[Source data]

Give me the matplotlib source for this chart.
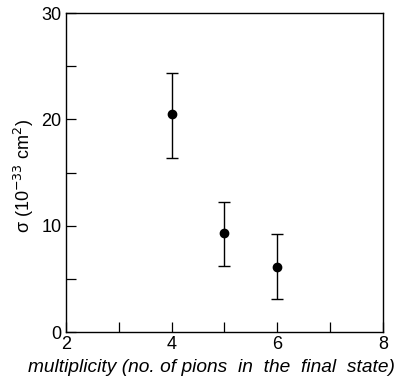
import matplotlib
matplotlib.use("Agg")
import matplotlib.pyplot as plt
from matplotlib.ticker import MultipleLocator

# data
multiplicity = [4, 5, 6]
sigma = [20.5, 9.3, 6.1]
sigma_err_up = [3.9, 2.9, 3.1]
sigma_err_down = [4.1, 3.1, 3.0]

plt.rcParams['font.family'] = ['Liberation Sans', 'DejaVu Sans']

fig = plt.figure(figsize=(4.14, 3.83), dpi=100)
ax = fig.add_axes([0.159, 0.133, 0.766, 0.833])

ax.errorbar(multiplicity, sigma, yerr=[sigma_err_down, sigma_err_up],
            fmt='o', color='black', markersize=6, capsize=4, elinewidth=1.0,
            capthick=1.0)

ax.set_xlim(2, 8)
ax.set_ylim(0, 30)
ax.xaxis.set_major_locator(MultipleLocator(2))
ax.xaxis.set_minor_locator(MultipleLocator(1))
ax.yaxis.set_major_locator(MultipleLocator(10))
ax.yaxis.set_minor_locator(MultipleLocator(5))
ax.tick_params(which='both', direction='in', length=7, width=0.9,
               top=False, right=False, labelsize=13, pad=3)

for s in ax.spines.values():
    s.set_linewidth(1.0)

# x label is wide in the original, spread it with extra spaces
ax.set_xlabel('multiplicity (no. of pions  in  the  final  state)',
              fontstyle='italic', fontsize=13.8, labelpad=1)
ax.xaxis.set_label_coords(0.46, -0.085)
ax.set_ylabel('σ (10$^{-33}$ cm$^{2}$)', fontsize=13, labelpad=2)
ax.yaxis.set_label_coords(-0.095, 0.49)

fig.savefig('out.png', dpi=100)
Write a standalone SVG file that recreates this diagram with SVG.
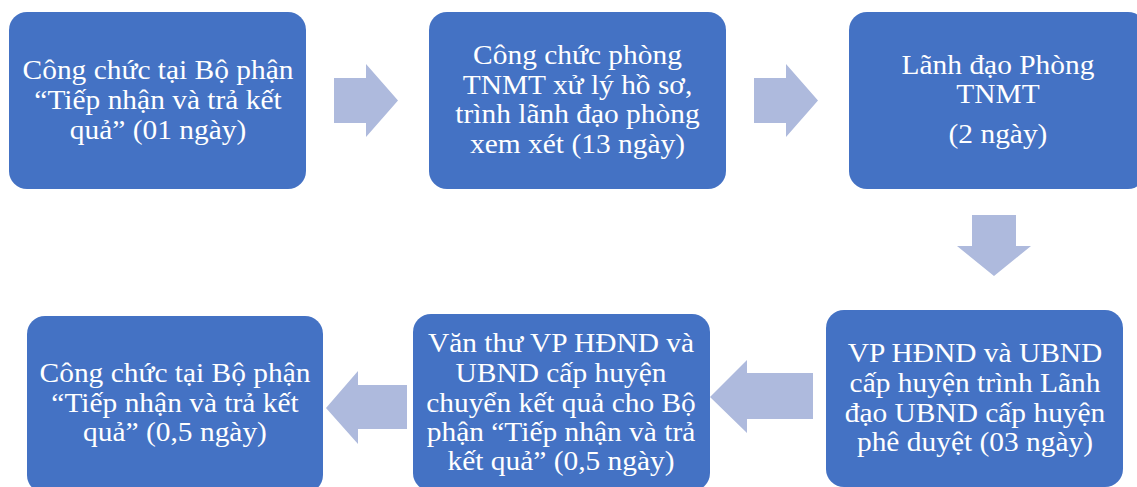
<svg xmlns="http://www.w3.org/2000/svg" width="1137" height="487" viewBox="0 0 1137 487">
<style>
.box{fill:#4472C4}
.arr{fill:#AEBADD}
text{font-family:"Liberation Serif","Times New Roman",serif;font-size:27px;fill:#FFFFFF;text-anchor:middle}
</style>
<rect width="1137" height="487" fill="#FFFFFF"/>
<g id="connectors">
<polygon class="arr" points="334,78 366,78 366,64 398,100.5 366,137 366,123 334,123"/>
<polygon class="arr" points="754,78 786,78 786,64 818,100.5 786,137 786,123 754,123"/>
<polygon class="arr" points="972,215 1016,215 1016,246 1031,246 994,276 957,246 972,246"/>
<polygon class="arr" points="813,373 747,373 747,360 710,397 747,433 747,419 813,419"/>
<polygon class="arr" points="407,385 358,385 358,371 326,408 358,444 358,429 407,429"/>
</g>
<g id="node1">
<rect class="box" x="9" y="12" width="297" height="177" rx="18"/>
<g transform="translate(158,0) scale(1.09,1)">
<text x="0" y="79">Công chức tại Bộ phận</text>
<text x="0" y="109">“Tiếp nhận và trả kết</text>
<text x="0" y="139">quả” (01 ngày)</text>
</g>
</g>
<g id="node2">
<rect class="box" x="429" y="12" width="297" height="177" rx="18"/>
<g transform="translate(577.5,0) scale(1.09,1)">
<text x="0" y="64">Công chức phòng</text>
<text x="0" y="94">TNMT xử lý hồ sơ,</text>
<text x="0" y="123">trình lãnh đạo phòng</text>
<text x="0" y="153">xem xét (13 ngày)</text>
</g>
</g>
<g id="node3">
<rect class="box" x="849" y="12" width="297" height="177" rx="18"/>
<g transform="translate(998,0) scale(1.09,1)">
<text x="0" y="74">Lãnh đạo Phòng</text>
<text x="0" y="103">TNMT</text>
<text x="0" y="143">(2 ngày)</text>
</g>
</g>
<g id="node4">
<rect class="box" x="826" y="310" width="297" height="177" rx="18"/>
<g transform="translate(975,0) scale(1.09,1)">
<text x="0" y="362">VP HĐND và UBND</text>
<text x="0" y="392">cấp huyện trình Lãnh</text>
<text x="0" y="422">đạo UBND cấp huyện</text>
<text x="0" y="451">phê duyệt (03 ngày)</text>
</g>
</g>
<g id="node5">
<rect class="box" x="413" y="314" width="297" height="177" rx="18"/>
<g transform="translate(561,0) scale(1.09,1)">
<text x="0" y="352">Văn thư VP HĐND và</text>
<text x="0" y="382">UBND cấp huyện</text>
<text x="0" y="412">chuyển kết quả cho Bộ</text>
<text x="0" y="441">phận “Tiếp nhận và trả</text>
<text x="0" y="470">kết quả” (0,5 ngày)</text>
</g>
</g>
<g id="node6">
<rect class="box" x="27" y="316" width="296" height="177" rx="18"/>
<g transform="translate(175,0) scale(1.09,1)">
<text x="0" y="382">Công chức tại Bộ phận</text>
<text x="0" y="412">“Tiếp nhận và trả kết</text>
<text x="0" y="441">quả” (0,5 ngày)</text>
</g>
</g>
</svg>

WRITTEN EXERCISE. Write out the lines from the start of the material to the line with "fig.savefig('out.png', dpi=100)", inclusive and exactly. Skip the pictures.

THE RESULT.
Give me the matplotlib source for this chart.
import matplotlib
matplotlib.use("Agg")
import matplotlib.pyplot as plt
from matplotlib.ticker import MultipleLocator

# data
multiplicity = [4, 5, 6]
sigma = [20.5, 9.3, 6.1]
sigma_err_up = [3.9, 2.9, 3.1]
sigma_err_down = [4.1, 3.1, 3.0]

plt.rcParams['font.family'] = ['Liberation Sans', 'DejaVu Sans']

fig = plt.figure(figsize=(4.14, 3.83), dpi=100)
ax = fig.add_axes([0.159, 0.133, 0.766, 0.833])

ax.errorbar(multiplicity, sigma, yerr=[sigma_err_down, sigma_err_up],
            fmt='o', color='black', markersize=6, capsize=4, elinewidth=1.0,
            capthick=1.0)

ax.set_xlim(2, 8)
ax.set_ylim(0, 30)
ax.xaxis.set_major_locator(MultipleLocator(2))
ax.xaxis.set_minor_locator(MultipleLocator(1))
ax.yaxis.set_major_locator(MultipleLocator(10))
ax.yaxis.set_minor_locator(MultipleLocator(5))
ax.tick_params(which='both', direction='in', length=7, width=0.9,
               top=False, right=False, labelsize=13, pad=3)

for s in ax.spines.values():
    s.set_linewidth(1.0)

# x label is wide in the original, spread it with extra spaces
ax.set_xlabel('multiplicity (no. of pions  in  the  final  state)',
              fontstyle='italic', fontsize=13.8, labelpad=1)
ax.xaxis.set_label_coords(0.46, -0.085)
ax.set_ylabel('σ (10$^{-33}$ cm$^{2}$)', fontsize=13, labelpad=2)
ax.yaxis.set_label_coords(-0.095, 0.49)

fig.savefig('out.png', dpi=100)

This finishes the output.